• Re: Star Trek and APL

    From Mark Hache@mhache2416@gmail.com to comp.lang.apl on Sun Jan 21 14:24:38 2024
    From Newsgroup: comp.lang.apl

    On Monday, April 15, 2002 at 11:26:33rC>a.m. UTC-4, Brian Oliver wrote:
    Ken Iverson <k...@interlog.com> wrote in message news:<20020414.1...@sol.sun.csd.unb.ca>...
    Paul Berry's Starmap was perhaps the earliest APL program
    concerning stars. Running first on a typewriter, the stars were
    ordered for line-by-line output. When CRT terminals became
    available, it was modified to light the stars in random order,
    and the program came to be called The Creation.
    Ken, let's not forget that Paul had a collaborator in the
    Starmap effort. I believe his name was "Thoraldssen" and
    he was the astronomer half of the project. Brian
    Ken Iverson, now that just blows my mind.
    Anyways ...
    In 1979 I was in HS grade 13 in Ottawa, Ontario Canada. For the students of my pre-calculus class, IP Sharp provided a type writer terminal connected to one of their machines. They dedicated ~ $10K and 1 month of computer time for the 25 students.

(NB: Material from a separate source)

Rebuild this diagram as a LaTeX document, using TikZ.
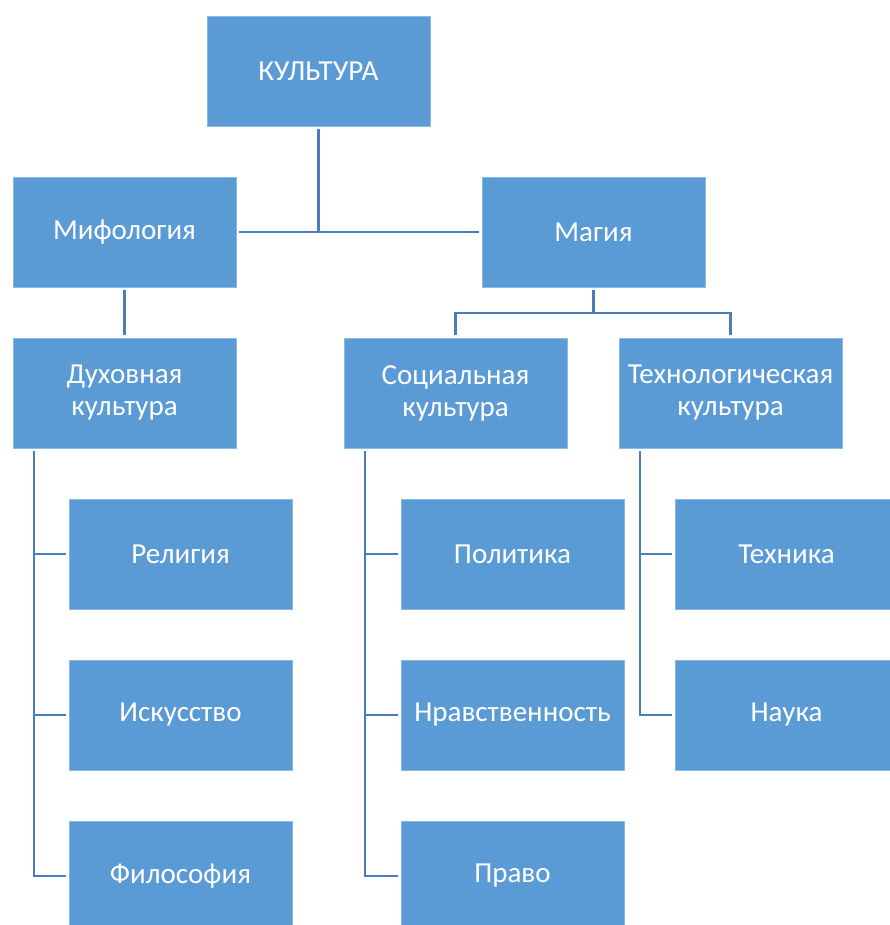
\documentclass[tikz,border=0pt]{standalone}
\usepackage{fontspec}
\setmainfont{Carlito}
\definecolor{boxblue}{HTML}{5B9BD5}
\definecolor{lineblue}{HTML}{4A7EBB}
\begin{document}
\begin{tikzpicture}[x=1pt,y=-1pt,font=\fontsize{29}{32}\selectfont,
  box/.style={fill=boxblue,draw=boxblue!70!white,line width=.6pt,minimum width=223pt,minimum height=110pt,
    text=white,align=center,inner sep=2pt,outer sep=3pt},
  link/.style={draw=lineblue,line width=2.6pt}]
\useasboundingbox(0,0)rectangle(890,925);
\node[box](kult)at(318.5,71){КУЛЬТУРА};
\node[box](mif)at(124.5,232){Мифология};\node[box](mag)at(593.5,232){Магия};
\node[box](duh)at(124.5,393){Духовная\\культура};\node[box](soc)at(455.5,393){Социальная\\культура};
\node[box](tech)at(730.5,393){Технологическая\\культура};
\node[box](rel)at(180.5,554){Религия};\node[box](isk)at(180.5,715){Искусство};\node[box](fil)at(180.5,876){Философия};
\node[box](pol)at(512.5,554){Политика};\node[box](nrav)at(512.5,715){Нравственность};\node[box](prav)at(512.5,876){Право};
\node[box](tekh)at(786.5,554){Техника};\node[box](nauk)at(786.5,715){Наука};
\draw[link](mif.east)--(mag.west) (kult.south)--(kult.south|-mif.east);
\draw[link](mif.south)--(duh.north);
\draw[link](mag.south)--++(0,23)-|(soc.north) (mag.south)++(0,23)-|(tech.north);
\foreach\p/\c in{duh/rel,duh/isk,duh/fil,soc/pol,soc/nrav,soc/prav,tech/tekh,tech/nauk}{\draw[link]([xshift=24]\p.south west)|-(\c.west);}
\end{tikzpicture}
\end{document}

I recall that after seven days out logins were disabled. The teacher reported that, much to the suprise of IP Sharp, we had already blown through the $10K. IP Sharp did an investigation as to what we had been up too. I guess IP Sharp was reasonable impressed because after two days they re-enabled our logins and agreed to allow us the remainder of the month originally promised. I understood that in the final re-conning the 25 of us spent ~S100K. APL has had a special place in my heart ever since.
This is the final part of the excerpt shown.